• **THE EXERCISE**: Leave out all pictures. Return exactly the lines from the top of the material through the line containing "import plotly.graph_objects as go".

_____

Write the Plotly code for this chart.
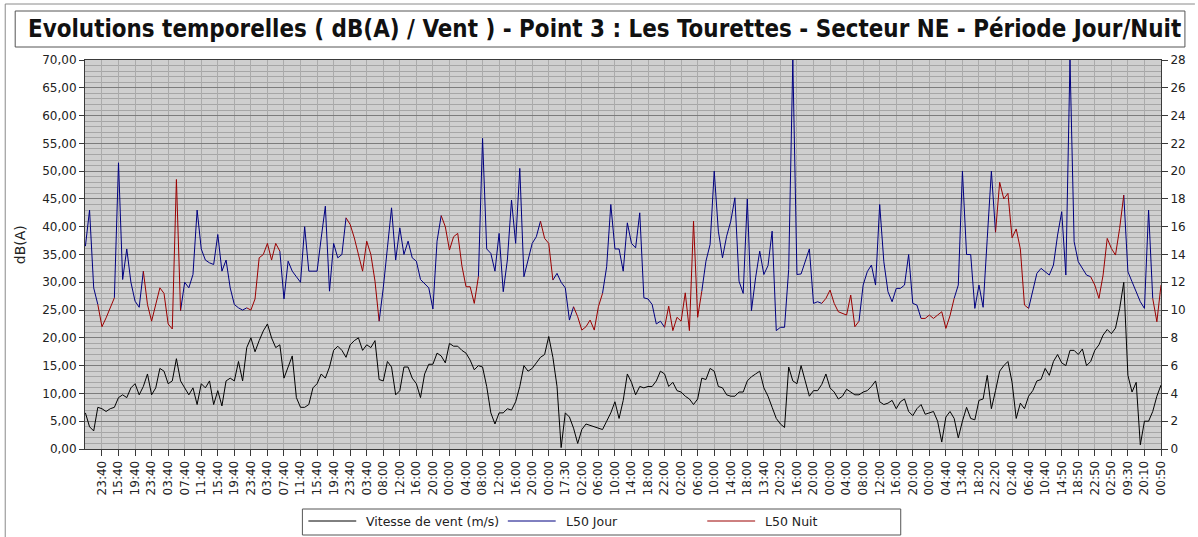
import plotly.graph_objects as go

# Time-of-day labels shown every 4 hours along the x axis
tick_labels = [
    "23:40", "15:40", "19:40", "23:40", "03:40", "07:40", "11:40", "15:40", "19:40", "23:40",
    "03:40", "07:40", "11:40", "15:40", "19:40", "23:40", "03:40", "08:00", "12:00", "16:00",
    "20:00", "00:00", "04:00", "08:00", "12:00", "16:00", "20:00", "00:00", "17:30", "02:00",
    "06:00", "10:00", "14:00", "18:00", "22:00", "02:00", "06:00", "10:00", "14:00", "18:00",
    "13:40", "20:20", "16:00", "20:00", "00:00", "04:00", "08:00", "12:00", "16:00", "20:00",
    "00:00", "04:40", "13:40", "18:20", "22:20", "02:40", "06:40", "10:40", "14:50", "18:50",
    "22:50", "02:50", "09:30", "20:10", "00:50",
]

# Hourly L50 level, dB(A)
l50 = [
    36.5, 43, 29, 26, 22, 23.6, 25.4, 27.2, 51.5, 30.5,
    36, 30, 26.6, 25.5, 32, 26, 23, 26, 29, 28,
    22.5, 21.6, 48.5, 24.9, 30, 29, 31.4, 43, 36, 34,
    33.5, 33.2, 38.6, 32, 34, 29, 26, 25.4, 25, 25.4,
    25, 27, 34.4, 35, 37, 34, 37, 35.6, 27, 33.8,
    32, 31, 30, 40, 32, 32, 32, 38, 43.7, 28.4,
    37, 34.4, 35, 41.6, 40.4, 38, 35, 32, 37.4, 35,
    30.2, 23, 29, 36.2, 43.4, 34, 39.8, 35, 37.4, 34.4,
    33.8, 30.5, 29.7, 29, 25.2, 37.4, 42, 40, 35.8, 38.2,
    38.8, 33, 29.2, 29.2, 26.2, 31, 55.9, 36, 35.2, 32,
    38.8, 28.3, 34, 44.8, 37, 50.5, 31, 34, 37, 38.2,
    41, 37.9, 37, 30.4, 31.6, 30, 29, 23.2, 25.6, 23.8,
    21.4, 22, 23.2, 21.4, 25.6, 28, 32.8, 44, 36, 36,
    32, 40.7, 37, 36.2, 42.5, 27.2, 27, 26, 22.5, 23,
    21.9, 25.7, 21.3, 23.7, 23, 28.1, 21.3, 41, 23.7, 28.4,
    33.8, 36.8, 50, 39.2, 34.4, 38.3, 41, 45.2, 30.2, 28,
    45, 24.9, 30.8, 35.6, 31.4, 33, 39.2, 21.3, 21.9, 21.9,
    32.3, 70, 31.4, 31.5, 33.7, 36, 26.2, 26.5, 26.2, 27.1,
    28.6, 26.2, 24.7, 24.4, 24.1, 27.7, 22, 23, 29.5, 31.9,
    33.1, 29.5, 44, 33.7, 28.3, 26.5, 28.9, 28.9, 29.5, 35,
    26.2, 25.9, 23.5, 23.5, 24.1, 23.5, 24.1, 24.7, 21.7, 24,
    27.1, 29.5, 50, 35, 35, 25.3, 29.5, 25.5, 37.9, 50,
    39, 48, 45, 46, 38, 39.6, 36, 25.9, 25.3, 28.3,
    31.6, 32.5, 31.9, 31.3, 33.1, 38.5, 42.7, 31.3, 70, 37.3,
    33.7, 32.5, 31.3, 31, 29.5, 27.1, 31.3, 37.9, 36.1, 34.9,
    39.7, 45.7, 31.9, 30.1, 28.3, 26.5, 25.3, 43, 27.1, 22.9,
    29.5,
]

# Hourly wind speed, m/s
wind = [
    2.6, 1.6, 1.3, 3.0, 2.9, 2.7, 2.9, 3.0, 3.7, 3.9,
    3.7, 4.4, 4.7, 3.9, 4.5, 5.4, 3.9, 4.4, 5.8, 5.6,
    4.7, 4.9, 6.5, 4.9, 4.4, 3.9, 4.4, 3.2, 4.7, 4.4,
    4.9, 3.2, 4.2, 3.1, 4.9, 5.1, 4.9, 6.3, 4.9, 7.3,
    8.0, 7.0, 7.8, 8.5, 9.0, 8.0, 7.3, 7.5, 5.1, 5.9,
    6.7, 3.7, 3.0, 3.0, 3.2, 4.4, 4.7, 5.4, 5.1, 5.9,
    7.1, 7.4, 7.1, 6.6, 7.5, 7.8, 8.0, 7.1, 7.5, 7.3,
    7.8, 5.0, 4.9, 6.3, 5.9, 3.9, 4.2, 5.9, 5.9, 5.1,
    4.7, 3.7, 5.4, 6.1, 6.1, 6.9, 6.7, 6.2, 7.6, 7.4,
    7.4, 7.1, 6.9, 6.4, 5.7, 6.0, 5.9, 4.5, 2.6, 1.8,
    2.6, 2.6, 2.9, 2.8, 3.4, 4.5, 6.0, 5.6, 5.8, 6.2,
    6.6, 6.8, 8.1, 6.6, 4.5, 0.1, 2.6, 2.3, 1.5, 0.4,
    1.4, 1.8, 1.7, 1.6, 1.55, 1.4, 2.0, 2.6, 3.4, 2.2,
    3.5, 5.4, 4.8, 3.9, 4.5, 4.4, 4.5, 4.5, 4.9, 5.6,
    5.4, 4.5, 4.8, 4.2, 4.1, 3.8, 3.6, 3.2, 3.6, 5.1,
    5.0, 5.8, 5.6, 4.5, 4.4, 3.9, 3.8, 3.8, 4.1, 4.1,
    4.9, 5.2, 5.4, 5.6, 4.4, 3.8, 3.0, 2.2, 1.8, 1.55,
    5.9, 4.9, 4.7, 6.0, 4.9, 3.8, 4.2, 4.2, 4.65, 5.4,
    4.4, 4.1, 3.6, 3.8, 4.3, 4.1, 3.9, 3.9, 4.1, 4.2,
    4.5, 4.9, 3.4, 3.2, 3.3, 3.5, 2.9, 3.4, 3.6, 2.7,
    2.4, 2.9, 3.2, 2.5, 2.6, 2.7, 2.0, 0.5, 2.3, 2.7,
    2.2, 0.8, 2.0, 3.0, 2.2, 2.1, 3.5, 3.6, 5.3, 2.9,
    4.2, 5.6, 6.0, 6.3, 4.8, 2.2, 3.3, 2.9, 3.8, 4.2,
    4.9, 5.0, 5.8, 5.3, 6.3, 6.8, 6.2, 6.0, 7.1, 7.1,
    6.8, 7.2, 6.0, 6.3, 7.1, 7.5, 8.2, 8.6, 8.3, 8.7,
    10.1, 12.0, 5.3, 4.1, 4.8, 0.3, 2.0, 2.0, 2.7, 3.8,
    4.6,
]

# Night periods (22h-06h) as inclusive index ranges of the hourly series
night_periods = [
    (3, 7), (14, 23), (39, 47), (63, 71), (86, 95), (110, 113), (118, 125),
    (140, 149), (178, 187), (202, 210), (220, 228), (243, 251), (258, 260),
]

n = len(l50)
idx = list(range(n))
is_night = [False] * n
night_inner = [False] * n
for a, b in night_periods:
    for i in range(a, b + 1):
        is_night[i] = True
    for i in range(a + 1, b):
        night_inner[i] = True

# Day and night curves share their boundary points so the line stays continuous
l50_jour = [None if night_inner[i] else v for i, v in enumerate(l50)]
l50_nuit = [v if is_night[i] else None for i, v in enumerate(l50)]

tick_vals = [4 + 4 * k for k in range(len(tick_labels))]

# Plot area geometry in pixels
W, H = 1198, 537
L, R, T, B = 85, 1164, 60, 449


def px(x):
    return (x - L) / (R - L)


def py(y):
    return (B - y) / (B - T)


BLUE = "#000080"
RED = "#9b0000"
AXIS = "#3a3a3a"
TXT = "#222222"
FONT = "DejaVu Sans"

fig = go.Figure()
fig.add_trace(go.Scatter(x=idx, y=wind, yaxis="y2", mode="lines",
                         line=dict(color="#000000", width=1),
                         name="Vitesse de vent (m/s)"))
fig.add_trace(go.Scatter(x=idx, y=l50_jour, mode="lines",
                         line=dict(color=BLUE, width=1), name="L50 Jour"))
fig.add_trace(go.Scatter(x=idx, y=l50_nuit, mode="lines",
                         line=dict(color=RED, width=1), name="L50 Nuit"))

shapes = []
annotations = []

# Outer frame (left and top edges)
shapes.append(dict(type="line", xref="paper", yref="paper",
                   x0=px(5), x1=px(5), y0=py(4), y1=py(537),
                   line=dict(color="#8a8a8a", width=1)))
shapes.append(dict(type="line", xref="paper", yref="paper",
                   x0=px(5), x1=px(1198), y0=py(4), y1=py(4),
                   line=dict(color="#8a8a8a", width=1)))

# Title frame and title
shapes.append(dict(type="rect", xref="paper", yref="paper",
                   x0=px(15), x1=px(1188), y0=py(47), y1=py(11),
                   line=dict(color="#555555", width=1), fillcolor="white", layer="below"))
annotations.append(dict(
    text="<b>Evolutions temporelles ( dB(A) / Vent ) - Point 3 : Les Tourettes - Secteur NE - Période Jour/Nuit</b>",
    xref="paper", yref="paper", x=px(606), y=py(29), xanchor="center", yanchor="middle",
    showarrow=False,
    font=dict(family="DejaVu Sans Condensed, DejaVu Sans", size=23.9, color="#111111")))

# Left axis title
annotations.append(dict(text="dB(A)", xref="paper", yref="paper", x=px(20), y=py(245),
                        xanchor="center", yanchor="middle", textangle=-90, showarrow=False,
                        font=dict(family=FONT, size=14, color=TXT)))

# Legend frame with line samples
shapes.append(dict(type="rect", xref="paper", yref="paper",
                   x0=px(303), x1=px(903), y0=py(535), y1=py(509),
                   line=dict(color="#555555", width=1), fillcolor="white"))
legend_items = [("Vitesse de vent (m/s)", "#000000", 309), ("L50 Jour", BLUE, 509), ("L50 Nuit", RED, 709)]
for label, color, x0 in legend_items:
    shapes.append(dict(type="line", xref="paper", yref="paper",
                       x0=px(x0), x1=px(x0 + 48), y0=py(521), y1=py(521),
                       line=dict(color=color, width=1)))
    annotations.append(dict(text=label, xref="paper", yref="paper", x=px(x0 + 56), y=py(521.5),
                            xanchor="left", yanchor="middle", showarrow=False,
                            font=dict(family=FONT, size=12.5, color=TXT)))

fig.update_layout(
    width=W, height=H,
    margin=dict(l=L, r=W - R, t=T, b=H - B, pad=0),
    paper_bgcolor="white",
    plot_bgcolor="#cfcfcf",
    separators=",.",
    showlegend=False,
    font=dict(family=FONT, size=12, color=TXT),
    xaxis=dict(
        range=[-0.1, n - 1], tickmode="array", tickvals=tick_vals, ticktext=tick_labels,
        tickangle=-90, ticks="outside", ticklen=6, tickcolor=AXIS,
        showgrid=True, gridcolor="#ababab", gridwidth=1,
        showline=True, linecolor=AXIS, mirror=True, zeroline=False,
        tickfont=dict(family=FONT, size=12, color=TXT),
    ),
    yaxis=dict(
        range=[0, 70], tick0=0, dtick=5, tickformat=".2f",
        ticks="outside", ticklen=5, tickcolor=AXIS,
        showgrid=True, gridcolor="#7c7c7c", gridwidth=1,
        minor=dict(dtick=1, showgrid=True, gridcolor="#a6a6a6", gridwidth=1, ticks=""),
        showline=True, linecolor=AXIS, zeroline=False,
        tickfont=dict(family=FONT, size=12, color=TXT),
    ),
    yaxis2=dict(
        range=[0, 28], tick0=0, dtick=2, overlaying="y", side="right",
        ticks="outside", ticklen=6, tickcolor=AXIS, showgrid=False,
        showline=True, linecolor=AXIS, zeroline=False,
        tickfont=dict(family=FONT, size=12, color=TXT),
    ),
    shapes=shapes,
    annotations=annotations,
)

fig.write_html("out.html")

_____

• **FULL ANSWER**:
Write the Plotly code for this chart.
import plotly.graph_objects as go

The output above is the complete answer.